We hope that more clients come forward to leverage on our strength in storytelling for their corporate messaging. Corporate photography can be more organic, less staged, and yet achieve more impact because the images are authentic and sincere. Authentic visual content that adheres to the real story behind the business results in more compelling annual reports, collaterals and social media content for our clients. This will be our main drive going forward.
At the same time, we look forward to our next epic passion project, following the success of Island Nation as a visual documentary, a record of history and a social mover-and-shaker.
As an artist collective, Captured members will also continue to encourage and support each other in producing more personal work, because a collective is only as good as each members’ creative pursuits.
"Corporate photography can be more organic, less staged, and yet achieve more impact because the images are authentic and sincere."

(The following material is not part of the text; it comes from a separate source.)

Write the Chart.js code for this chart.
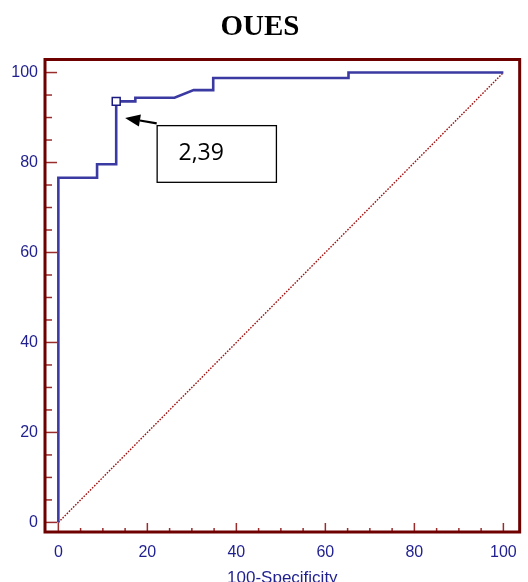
<!DOCTYPE html>
<html>
<head>
<meta charset="utf-8">
<script src="https://cdn.jsdelivr.net/npm/chart.js@4"></script>
<style>
  html, body { margin: 0; padding: 0; background: #fff; }
  canvas { display: block; }
</style>
</head>
<body>
<canvas id="rocChart" width="528" height="582"></canvas>
<script>
// ROC curve (x = 100-Specificity, y = Sensitivity)
const fprValues = [0, 0, 8.7, 8.7, 13.0, 13.0, 17.3, 17.3, 26.1, 30.4, 34.8, 34.8, 65.2, 65.2, 100];
const sensValues = [0, 76.6, 76.6, 79.6, 79.6, 93.6, 93.6, 94.4, 94.4, 96.1, 96.1, 98.8, 98.8, 100, 100];
const diagonalX = [0, 100];
const diagonalY = [0, 100];
const cutoffX = [13.0];
const cutoffY = [93.6];
const cutoffLabel = '2,39';
const majorTicks = [0, 20, 40, 60, 80, 100];
const minorTicks = [0, 5, 10, 15, 20, 25, 30, 35, 40, 45, 50, 55, 60, 65, 70, 75, 80, 85, 90, 95, 100];

const navy = '#1f1f8f';
const maroon = '#6e0000';
const tickRed = '#9b2c2c';
const lineBlue = '#3a3aa2';

const toPoints = (xs, ys) => xs.map((x, i) => ({ x: x, y: ys[i] }));

// frame, inner tick marks and the cutoff annotation
const framePlugin = {
    id: 'frame',
    afterDatasetsDraw(chart) {
        const ctx = chart.ctx;
        const area = chart.chartArea;
        const xs = chart.scales.x;
        const ys = chart.scales.y;
        ctx.save();

        ctx.strokeStyle = tickRed;
        ctx.lineWidth = 1.5;
        minorTicks.forEach(v => {
            const major = majorTicks.includes(v);
            const py = ys.getPixelForValue(v);
            ctx.beginPath();
            ctx.moveTo(area.left, py);
            ctx.lineTo(area.left + (major ? 12 : 7), py);
            ctx.stroke();
            const px = xs.getPixelForValue(v);
            ctx.beginPath();
            ctx.moveTo(px, area.bottom);
            ctx.lineTo(px, area.bottom - (major ? 9 : 4));
            ctx.stroke();
        });

        ctx.strokeStyle = maroon;
        ctx.lineWidth = 3;
        ctx.strokeRect(area.left, area.top, area.right - area.left, area.bottom - area.top);

        // annotation box
        const bx1 = xs.getPixelForValue(22.2), bx2 = xs.getPixelForValue(49.0);
        const by1 = ys.getPixelForValue(88.2), by2 = ys.getPixelForValue(75.6);
        ctx.fillStyle = '#fff';
        ctx.fillRect(bx1, by1, bx2 - bx1, by2 - by1);
        ctx.strokeStyle = '#000';
        ctx.lineWidth = 1.3;
        ctx.strokeRect(bx1, by1, bx2 - bx1, by2 - by1);
        ctx.fillStyle = '#000';
        ctx.font = '23px "Open Sans"';
        ctx.textAlign = 'left';
        ctx.textBaseline = 'middle';
        ctx.fillText(cutoffLabel, xs.getPixelForValue(27.0), ys.getPixelForValue(82.0));

        // arrow
        const ax1 = xs.getPixelForValue(22.1), ay1 = ys.getPixelForValue(88.7);
        const ax2 = xs.getPixelForValue(15.0), ay2 = ys.getPixelForValue(89.9);
        const ang = Math.atan2(ay2 - ay1, ax2 - ax1);
        const hl = 15, hw = 6;
        const bx = ax2 - hl * Math.cos(ang), byy = ay2 - hl * Math.sin(ang);
        ctx.lineWidth = 2.2;
        ctx.beginPath();
        ctx.moveTo(ax1, ay1);
        ctx.lineTo(bx, byy);
        ctx.stroke();
        ctx.beginPath();
        ctx.moveTo(ax2, ay2);
        ctx.lineTo(bx + hw * Math.sin(ang), byy - hw * Math.cos(ang));
        ctx.lineTo(bx - hw * Math.sin(ang), byy + hw * Math.cos(ang));
        ctx.closePath();
        ctx.fill();

        ctx.restore();
    }
};

const rocCtx = document.getElementById('rocChart').getContext('2d');

const rocChart = new Chart(rocCtx, {
    type: 'line',
    data: {
        datasets: [{
            label: 'Cutoff',
            data: toPoints(cutoffX, cutoffY),
            showLine: false,
            pointStyle: 'rect',
            pointRadius: 5.6,
            pointBackgroundColor: '#fff',
            pointBorderColor: '#1a1a80',
            pointBorderWidth: 1.5,
            order: 0
        }, {
            label: 'OUES',
            data: toPoints(fprValues, sensValues),
            borderColor: lineBlue,
            borderWidth: 2.6,
            pointRadius: 0,
            tension: 0,
            fill: false,
            order: 1
        }, {
            label: 'Reference',
            data: toPoints(diagonalX, diagonalY),
            borderColor: '#a01010',
            borderWidth: 1.4,
            borderDash: [1.6, 1.4],
            pointRadius: 0,
            fill: false,
            order: 2
        }]
    },
    options: {
        responsive: false,
        animation: false,
        layout: { padding: { left: 0, right: 8, top: 0, bottom: 0 } },
        plugins: {
            legend: { display: false },
            tooltip: { enabled: false },
            title: {
                display: true,
                text: 'OUES',
                color: '#000',
                font: { family: 'Liberation Serif', size: 29, weight: 'bold' },
                padding: { top: 10.6, bottom: 14.1 }
            }
        },
        scales: {
            x: {
                type: 'linear',
                min: -3.0,
                max: 103.66,
                grid: { display: false, drawTicks: false },
                border: { display: false },
                afterBuildTicks: s => { s.ticks = majorTicks.map(v => ({ value: v })); },
                afterFit: s => { s.height = 50; },
                ticks: {
                    color: navy,
                    padding: 11,
                    maxRotation: 0,
                    font: { family: 'Liberation Sans', size: 16 }
                },
                title: {
                    display: true,
                    text: '100-Specificity',
                    color: navy,
                    font: { family: 'Liberation Sans', size: 17 },
                    padding: { top: 0, bottom: -6.5 }
                }
            },
            y: {
                type: 'linear',
                min: -2.13,
                max: 102.9,
                grid: { display: false, drawTicks: false },
                border: { display: false },
                afterBuildTicks: s => { s.ticks = majorTicks.map(v => ({ value: v })); },
                afterFit: s => { s.width = 45; },
                ticks: {
                    color: navy,
                    padding: 7,
                    font: { family: 'Liberation Sans', size: 16 }
                }
            }
        }
    },
    plugins: [framePlugin]
});
</script>
</body>
</html>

Do you have any dream clients?
I would say that there is no such thing as a dream client, because as service providers we also need to have the sensibility to accept there will always be real-life limitations, e.g. budgets and corporate branding. But we have had the privilege of working with fantastic clients, who have now become friends. Here's what we observe:
A great client has a clear message, but also opens up the possibilities for the individual expression of the photographer
A great client sees his or her photographers as artists, and this perspective is often reciprocated in the form of a 110% delivery in terms of results from the photographer
A great client works with the photographer(s) as a team playing on the same side, offering clear objectives while understanding that ground conditions may modify the deliverables.
Often this is about teamwork, and a client is in fact hiring an ad hoc team member to accomplish the goals through a photography assignment. At Captured, we understand this, because we are team players ourselves.